Yeager, who died in 2020, maintained Dwight simply wasn’t as good as the other pilots.
Dwight was among the 26 potential astronauts recommended to NASA by the Air Force. But in 1963, he wasn’t among the 14 selected. Dwight astronaut future took a more drastic turn when Kennedy was assassinated on Nov. 22, 1963.
Kennedy was killed on a Friday. By Monday, Dwight says, he had papers in his mailbox shipping him out to Germany. He quickly met with Bobby Kennedy in Washington, who had the Pentagon cancel those orders.
Ultimately, Dwight was stationed at Wright-Patterson in Ohio in January of 1964. He graduated the program and totaled some 9,000 hours of air time, but never became an astronaut. He left the Air Force in 1966.
Asked if he was bitter about his experience, Dwight exclaims, “God no!”
“Here you get a little 5-foot-four guy who flies airplanes and the next thing you know this guy is in the White House meeting all these senators and congressmen, standing in front of all these captains of industry and have them pat me on the back and shake my hand,” Dwight says. “Are you kidding me? What would I be bitter about? That opened the world to me.”

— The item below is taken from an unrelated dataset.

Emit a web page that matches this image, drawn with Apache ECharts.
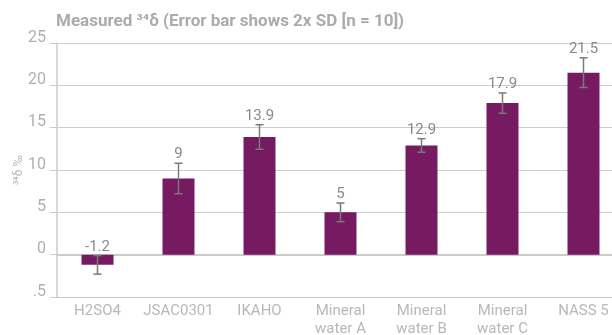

In 1977, he earned his Master of Fine Arts in Sculpture from the University of Denver. Much of his work is of great figures from Black history such as Louis Armstrong, Duke Ellington and Barack Obama. Several of his sculptures have flown into space, most recently one aboard the vessel Orion. NASA named an asteroid after him.
Dwight is filled with gratitude. His one recommendation is that every congressman and senator be flown on a sub-orbital flight so they can see the Earth from above. Everyone, he thinks, would realize the absurdity of racism from that height.
“I’d advise everybody to go through what I went through, and then they’d have a different view of this country and how sacred it is,” Dwight says. “We’re on this little ball flying around the galaxy.”